**GOAL OF THE EXERCISE:**
Within the entries below, please return exactly the lines from the one with "Rebuild this chart" through the one with "plt.rcParams['mathtext.it'] = 'Liberation", leaving out any pictures.

******

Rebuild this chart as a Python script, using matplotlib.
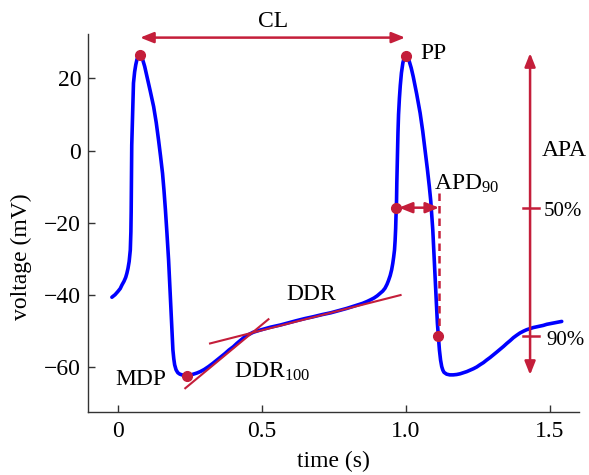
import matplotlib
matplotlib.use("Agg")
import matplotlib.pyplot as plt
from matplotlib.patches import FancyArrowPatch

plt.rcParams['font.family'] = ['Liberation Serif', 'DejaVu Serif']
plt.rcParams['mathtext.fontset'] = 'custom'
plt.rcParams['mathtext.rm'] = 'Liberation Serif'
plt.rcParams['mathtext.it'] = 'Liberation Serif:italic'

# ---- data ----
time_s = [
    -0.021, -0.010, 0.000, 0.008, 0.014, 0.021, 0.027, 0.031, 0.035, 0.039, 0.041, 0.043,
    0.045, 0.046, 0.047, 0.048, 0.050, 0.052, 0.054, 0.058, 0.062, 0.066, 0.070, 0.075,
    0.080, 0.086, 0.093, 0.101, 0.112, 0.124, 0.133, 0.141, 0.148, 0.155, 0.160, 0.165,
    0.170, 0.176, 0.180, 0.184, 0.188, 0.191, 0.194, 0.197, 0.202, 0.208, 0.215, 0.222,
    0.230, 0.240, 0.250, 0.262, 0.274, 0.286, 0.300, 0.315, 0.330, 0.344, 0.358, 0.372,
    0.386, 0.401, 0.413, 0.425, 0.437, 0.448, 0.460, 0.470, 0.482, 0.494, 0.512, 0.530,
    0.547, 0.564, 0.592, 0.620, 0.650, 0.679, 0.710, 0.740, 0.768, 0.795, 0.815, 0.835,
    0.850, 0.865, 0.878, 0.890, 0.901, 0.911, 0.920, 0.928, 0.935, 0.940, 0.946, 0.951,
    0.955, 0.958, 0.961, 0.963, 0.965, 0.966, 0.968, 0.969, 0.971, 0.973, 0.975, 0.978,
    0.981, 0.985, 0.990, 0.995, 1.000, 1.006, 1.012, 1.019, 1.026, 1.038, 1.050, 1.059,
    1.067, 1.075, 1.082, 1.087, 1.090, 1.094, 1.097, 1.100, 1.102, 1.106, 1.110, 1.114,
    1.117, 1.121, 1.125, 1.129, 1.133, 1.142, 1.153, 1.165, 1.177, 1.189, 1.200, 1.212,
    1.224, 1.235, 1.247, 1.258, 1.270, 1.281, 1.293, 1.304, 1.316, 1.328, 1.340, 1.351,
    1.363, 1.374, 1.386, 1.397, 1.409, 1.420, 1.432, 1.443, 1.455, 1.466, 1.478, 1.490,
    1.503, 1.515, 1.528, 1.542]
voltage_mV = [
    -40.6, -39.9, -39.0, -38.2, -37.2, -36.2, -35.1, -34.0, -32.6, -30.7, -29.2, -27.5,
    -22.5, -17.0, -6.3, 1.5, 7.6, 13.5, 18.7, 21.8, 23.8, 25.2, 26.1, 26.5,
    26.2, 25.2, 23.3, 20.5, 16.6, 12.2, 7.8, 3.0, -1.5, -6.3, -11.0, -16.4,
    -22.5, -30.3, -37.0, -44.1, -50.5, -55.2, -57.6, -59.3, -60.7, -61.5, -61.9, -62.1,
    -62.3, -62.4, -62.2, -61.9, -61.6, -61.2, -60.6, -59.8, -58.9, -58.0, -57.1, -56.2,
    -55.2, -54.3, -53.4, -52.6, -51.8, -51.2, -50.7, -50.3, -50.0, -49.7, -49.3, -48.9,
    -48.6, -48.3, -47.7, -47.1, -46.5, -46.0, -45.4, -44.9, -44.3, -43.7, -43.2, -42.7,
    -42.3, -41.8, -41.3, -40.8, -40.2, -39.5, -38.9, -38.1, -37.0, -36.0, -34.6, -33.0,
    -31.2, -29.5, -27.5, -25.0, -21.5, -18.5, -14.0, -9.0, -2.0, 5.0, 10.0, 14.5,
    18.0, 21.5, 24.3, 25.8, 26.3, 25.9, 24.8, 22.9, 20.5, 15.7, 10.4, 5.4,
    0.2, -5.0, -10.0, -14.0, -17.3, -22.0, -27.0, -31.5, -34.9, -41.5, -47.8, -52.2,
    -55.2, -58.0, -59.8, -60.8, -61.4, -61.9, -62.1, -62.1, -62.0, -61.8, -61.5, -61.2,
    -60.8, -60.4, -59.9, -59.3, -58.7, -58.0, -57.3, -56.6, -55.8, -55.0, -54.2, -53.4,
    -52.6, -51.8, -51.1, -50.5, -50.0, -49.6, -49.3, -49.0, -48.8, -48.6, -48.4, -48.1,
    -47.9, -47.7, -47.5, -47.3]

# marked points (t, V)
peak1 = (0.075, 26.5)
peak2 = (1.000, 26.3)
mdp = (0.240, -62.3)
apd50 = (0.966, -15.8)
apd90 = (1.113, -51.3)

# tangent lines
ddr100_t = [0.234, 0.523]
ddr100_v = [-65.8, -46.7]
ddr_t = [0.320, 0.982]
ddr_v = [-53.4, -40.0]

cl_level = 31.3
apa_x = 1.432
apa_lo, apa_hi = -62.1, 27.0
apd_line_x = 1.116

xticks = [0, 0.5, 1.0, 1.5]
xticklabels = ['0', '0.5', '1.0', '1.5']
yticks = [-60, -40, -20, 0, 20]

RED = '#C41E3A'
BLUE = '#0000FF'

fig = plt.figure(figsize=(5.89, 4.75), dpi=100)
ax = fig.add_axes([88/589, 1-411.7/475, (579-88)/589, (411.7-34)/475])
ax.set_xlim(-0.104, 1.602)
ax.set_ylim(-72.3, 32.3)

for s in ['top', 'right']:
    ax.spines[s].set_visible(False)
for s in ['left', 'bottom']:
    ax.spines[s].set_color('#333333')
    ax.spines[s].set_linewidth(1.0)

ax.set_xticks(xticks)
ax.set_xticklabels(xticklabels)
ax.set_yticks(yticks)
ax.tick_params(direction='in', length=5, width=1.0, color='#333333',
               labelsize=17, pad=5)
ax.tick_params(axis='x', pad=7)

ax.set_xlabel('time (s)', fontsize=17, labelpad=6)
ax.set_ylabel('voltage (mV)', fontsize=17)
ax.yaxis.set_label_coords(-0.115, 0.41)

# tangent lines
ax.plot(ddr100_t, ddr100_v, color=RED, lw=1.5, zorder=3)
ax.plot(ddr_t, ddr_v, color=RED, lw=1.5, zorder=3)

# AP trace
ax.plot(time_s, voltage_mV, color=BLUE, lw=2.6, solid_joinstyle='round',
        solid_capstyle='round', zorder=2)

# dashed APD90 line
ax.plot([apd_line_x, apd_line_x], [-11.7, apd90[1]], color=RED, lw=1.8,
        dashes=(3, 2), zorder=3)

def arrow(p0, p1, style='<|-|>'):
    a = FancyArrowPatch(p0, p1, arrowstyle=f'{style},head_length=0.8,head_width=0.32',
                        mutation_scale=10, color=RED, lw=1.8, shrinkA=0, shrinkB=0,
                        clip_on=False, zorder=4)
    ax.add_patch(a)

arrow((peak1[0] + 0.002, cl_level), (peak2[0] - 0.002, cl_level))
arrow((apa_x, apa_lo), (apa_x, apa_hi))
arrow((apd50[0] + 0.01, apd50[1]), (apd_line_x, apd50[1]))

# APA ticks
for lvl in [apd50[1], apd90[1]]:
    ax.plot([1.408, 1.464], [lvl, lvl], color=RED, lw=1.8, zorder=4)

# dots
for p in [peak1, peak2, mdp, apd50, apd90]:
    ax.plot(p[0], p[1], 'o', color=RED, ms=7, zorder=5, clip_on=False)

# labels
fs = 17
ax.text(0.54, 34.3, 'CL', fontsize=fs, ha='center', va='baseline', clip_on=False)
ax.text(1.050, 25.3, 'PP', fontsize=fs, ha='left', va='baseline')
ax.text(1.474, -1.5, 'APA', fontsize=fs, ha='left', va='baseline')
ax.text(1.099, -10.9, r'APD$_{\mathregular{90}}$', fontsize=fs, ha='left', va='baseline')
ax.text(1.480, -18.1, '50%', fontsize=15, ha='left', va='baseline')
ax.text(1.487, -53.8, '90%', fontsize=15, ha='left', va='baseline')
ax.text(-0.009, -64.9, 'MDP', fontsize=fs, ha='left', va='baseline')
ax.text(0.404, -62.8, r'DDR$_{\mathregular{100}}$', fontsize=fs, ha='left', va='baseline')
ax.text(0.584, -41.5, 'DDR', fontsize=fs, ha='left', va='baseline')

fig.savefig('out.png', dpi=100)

******

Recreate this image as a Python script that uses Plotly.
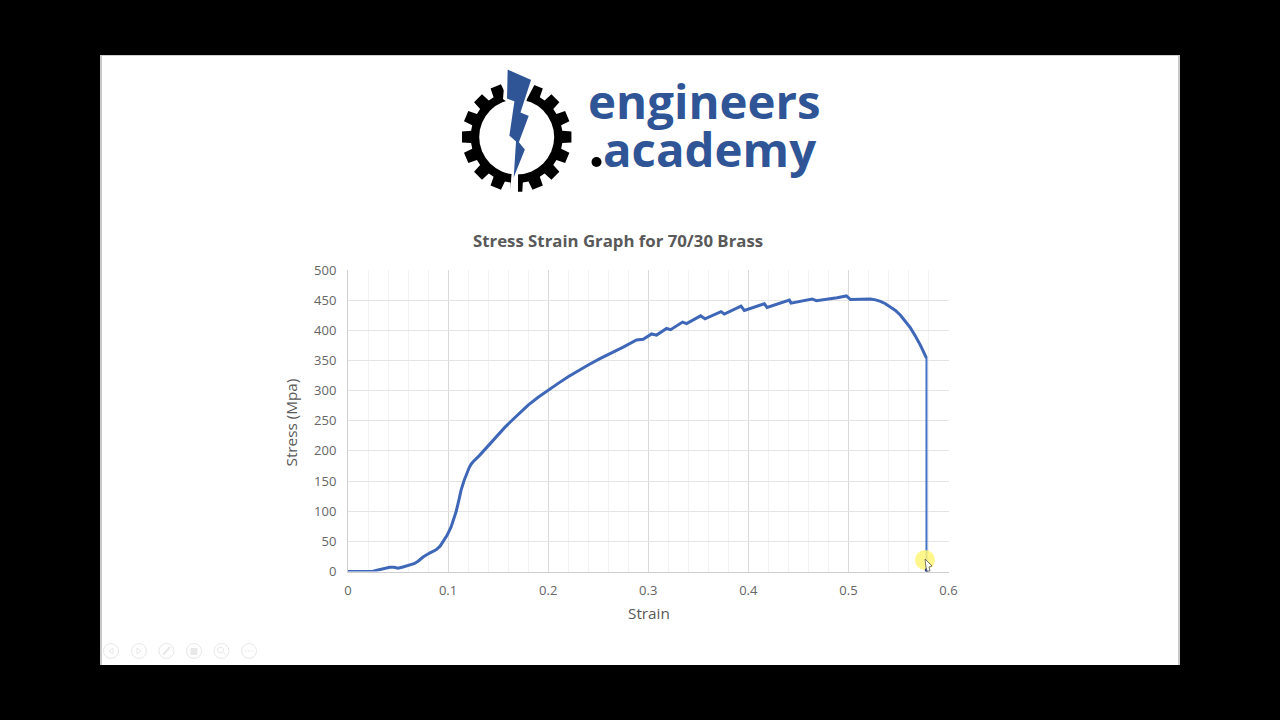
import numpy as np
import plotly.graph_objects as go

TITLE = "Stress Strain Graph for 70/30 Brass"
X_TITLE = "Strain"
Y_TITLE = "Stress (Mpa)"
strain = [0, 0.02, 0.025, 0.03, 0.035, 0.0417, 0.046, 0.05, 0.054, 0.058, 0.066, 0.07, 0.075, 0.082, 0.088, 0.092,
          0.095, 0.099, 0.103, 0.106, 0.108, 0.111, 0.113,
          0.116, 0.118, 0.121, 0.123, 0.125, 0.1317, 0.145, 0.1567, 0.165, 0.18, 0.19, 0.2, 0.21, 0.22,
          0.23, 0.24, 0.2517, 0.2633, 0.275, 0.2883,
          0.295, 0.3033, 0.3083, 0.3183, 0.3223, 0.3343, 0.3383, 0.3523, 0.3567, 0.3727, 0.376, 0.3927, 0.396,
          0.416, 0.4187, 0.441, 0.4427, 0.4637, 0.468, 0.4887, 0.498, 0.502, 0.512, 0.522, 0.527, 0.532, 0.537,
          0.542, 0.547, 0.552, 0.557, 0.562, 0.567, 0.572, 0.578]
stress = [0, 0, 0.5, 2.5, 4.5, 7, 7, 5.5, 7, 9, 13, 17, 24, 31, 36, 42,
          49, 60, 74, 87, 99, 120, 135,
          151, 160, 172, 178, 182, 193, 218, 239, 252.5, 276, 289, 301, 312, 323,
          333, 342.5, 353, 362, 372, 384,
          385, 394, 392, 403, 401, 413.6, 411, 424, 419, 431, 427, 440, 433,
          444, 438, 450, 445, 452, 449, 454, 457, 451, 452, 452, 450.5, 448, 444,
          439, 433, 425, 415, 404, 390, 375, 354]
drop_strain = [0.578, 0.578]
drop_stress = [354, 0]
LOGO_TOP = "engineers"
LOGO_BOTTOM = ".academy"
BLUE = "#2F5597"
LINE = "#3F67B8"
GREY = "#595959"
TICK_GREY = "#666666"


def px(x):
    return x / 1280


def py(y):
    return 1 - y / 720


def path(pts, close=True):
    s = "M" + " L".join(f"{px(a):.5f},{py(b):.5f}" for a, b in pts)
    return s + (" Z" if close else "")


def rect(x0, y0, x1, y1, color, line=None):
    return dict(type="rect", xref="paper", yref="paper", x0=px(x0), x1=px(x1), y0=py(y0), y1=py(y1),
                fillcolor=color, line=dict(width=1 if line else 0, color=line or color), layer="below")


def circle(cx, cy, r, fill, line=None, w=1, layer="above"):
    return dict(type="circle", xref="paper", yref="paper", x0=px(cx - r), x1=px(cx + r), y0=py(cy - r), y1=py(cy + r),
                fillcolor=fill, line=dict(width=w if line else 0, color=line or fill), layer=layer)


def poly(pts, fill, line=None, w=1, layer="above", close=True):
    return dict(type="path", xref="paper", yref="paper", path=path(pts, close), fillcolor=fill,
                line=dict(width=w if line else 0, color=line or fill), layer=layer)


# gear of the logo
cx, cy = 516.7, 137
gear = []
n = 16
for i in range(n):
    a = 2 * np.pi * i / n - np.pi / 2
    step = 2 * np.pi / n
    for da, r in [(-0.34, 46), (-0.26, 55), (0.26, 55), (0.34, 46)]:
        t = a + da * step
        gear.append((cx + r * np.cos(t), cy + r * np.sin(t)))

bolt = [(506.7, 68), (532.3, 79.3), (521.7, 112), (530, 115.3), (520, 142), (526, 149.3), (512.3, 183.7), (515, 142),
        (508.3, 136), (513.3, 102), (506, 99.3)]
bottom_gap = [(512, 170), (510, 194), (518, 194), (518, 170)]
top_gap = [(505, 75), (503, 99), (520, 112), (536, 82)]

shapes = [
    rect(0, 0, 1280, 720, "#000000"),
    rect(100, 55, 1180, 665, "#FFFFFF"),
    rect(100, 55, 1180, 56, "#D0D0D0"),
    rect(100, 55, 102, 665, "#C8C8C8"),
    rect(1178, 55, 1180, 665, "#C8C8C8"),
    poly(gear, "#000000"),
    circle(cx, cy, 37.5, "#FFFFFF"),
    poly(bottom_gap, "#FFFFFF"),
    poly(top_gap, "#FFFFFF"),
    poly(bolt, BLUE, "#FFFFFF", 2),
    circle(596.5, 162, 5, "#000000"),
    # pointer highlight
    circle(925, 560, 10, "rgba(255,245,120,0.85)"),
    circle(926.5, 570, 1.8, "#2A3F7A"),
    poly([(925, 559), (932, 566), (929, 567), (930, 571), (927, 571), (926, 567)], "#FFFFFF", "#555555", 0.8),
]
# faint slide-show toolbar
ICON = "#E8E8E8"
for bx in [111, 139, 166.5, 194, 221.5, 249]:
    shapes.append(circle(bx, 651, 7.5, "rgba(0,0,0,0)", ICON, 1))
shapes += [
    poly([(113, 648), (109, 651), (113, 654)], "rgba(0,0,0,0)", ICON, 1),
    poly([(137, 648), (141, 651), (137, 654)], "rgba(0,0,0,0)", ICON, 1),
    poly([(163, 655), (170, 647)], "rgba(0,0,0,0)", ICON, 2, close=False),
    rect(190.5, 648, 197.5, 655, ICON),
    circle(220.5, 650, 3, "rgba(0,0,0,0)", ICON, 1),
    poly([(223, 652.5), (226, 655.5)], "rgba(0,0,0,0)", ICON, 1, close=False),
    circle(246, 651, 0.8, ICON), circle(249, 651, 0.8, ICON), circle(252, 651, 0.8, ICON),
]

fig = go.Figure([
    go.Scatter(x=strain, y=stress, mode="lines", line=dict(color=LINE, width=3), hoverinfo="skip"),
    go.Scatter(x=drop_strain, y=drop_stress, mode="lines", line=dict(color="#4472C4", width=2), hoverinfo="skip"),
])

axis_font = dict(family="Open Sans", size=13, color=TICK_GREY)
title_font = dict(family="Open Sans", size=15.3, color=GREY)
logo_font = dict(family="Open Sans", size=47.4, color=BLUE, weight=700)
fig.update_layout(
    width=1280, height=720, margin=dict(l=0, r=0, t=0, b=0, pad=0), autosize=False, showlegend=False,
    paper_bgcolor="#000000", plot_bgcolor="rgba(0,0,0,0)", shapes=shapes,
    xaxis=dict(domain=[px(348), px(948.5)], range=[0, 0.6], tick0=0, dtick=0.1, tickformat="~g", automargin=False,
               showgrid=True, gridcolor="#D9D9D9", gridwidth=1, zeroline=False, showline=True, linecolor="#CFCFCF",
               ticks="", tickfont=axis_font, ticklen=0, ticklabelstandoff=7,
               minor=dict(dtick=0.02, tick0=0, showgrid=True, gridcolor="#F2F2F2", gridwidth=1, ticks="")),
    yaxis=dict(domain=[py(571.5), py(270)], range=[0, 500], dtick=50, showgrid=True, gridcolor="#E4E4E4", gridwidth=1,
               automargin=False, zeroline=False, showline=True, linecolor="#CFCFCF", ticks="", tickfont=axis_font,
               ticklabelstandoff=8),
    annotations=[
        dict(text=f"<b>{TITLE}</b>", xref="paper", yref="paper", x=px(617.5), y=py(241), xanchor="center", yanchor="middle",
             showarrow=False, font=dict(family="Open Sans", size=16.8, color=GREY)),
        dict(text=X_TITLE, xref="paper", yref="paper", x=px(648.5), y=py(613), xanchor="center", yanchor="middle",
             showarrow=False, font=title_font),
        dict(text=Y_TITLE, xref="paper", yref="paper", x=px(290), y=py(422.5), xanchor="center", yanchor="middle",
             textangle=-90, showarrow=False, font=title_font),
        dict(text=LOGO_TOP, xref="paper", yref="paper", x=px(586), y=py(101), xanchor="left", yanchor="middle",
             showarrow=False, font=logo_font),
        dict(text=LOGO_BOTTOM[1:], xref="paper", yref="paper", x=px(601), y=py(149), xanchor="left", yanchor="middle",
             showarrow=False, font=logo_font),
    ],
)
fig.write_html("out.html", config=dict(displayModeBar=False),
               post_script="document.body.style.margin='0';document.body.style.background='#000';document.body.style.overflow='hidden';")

******

**RESULT:**
Rebuild this chart as a Python script, using matplotlib.
import matplotlib
matplotlib.use("Agg")
import matplotlib.pyplot as plt
from matplotlib.patches import FancyArrowPatch

plt.rcParams['font.family'] = ['Liberation Serif', 'DejaVu Serif']
plt.rcParams['mathtext.fontset'] = 'custom'
plt.rcParams['mathtext.rm'] = 'Liberation Serif'
plt.rcParams['mathtext.it'] = 'Liberation Serif:italic'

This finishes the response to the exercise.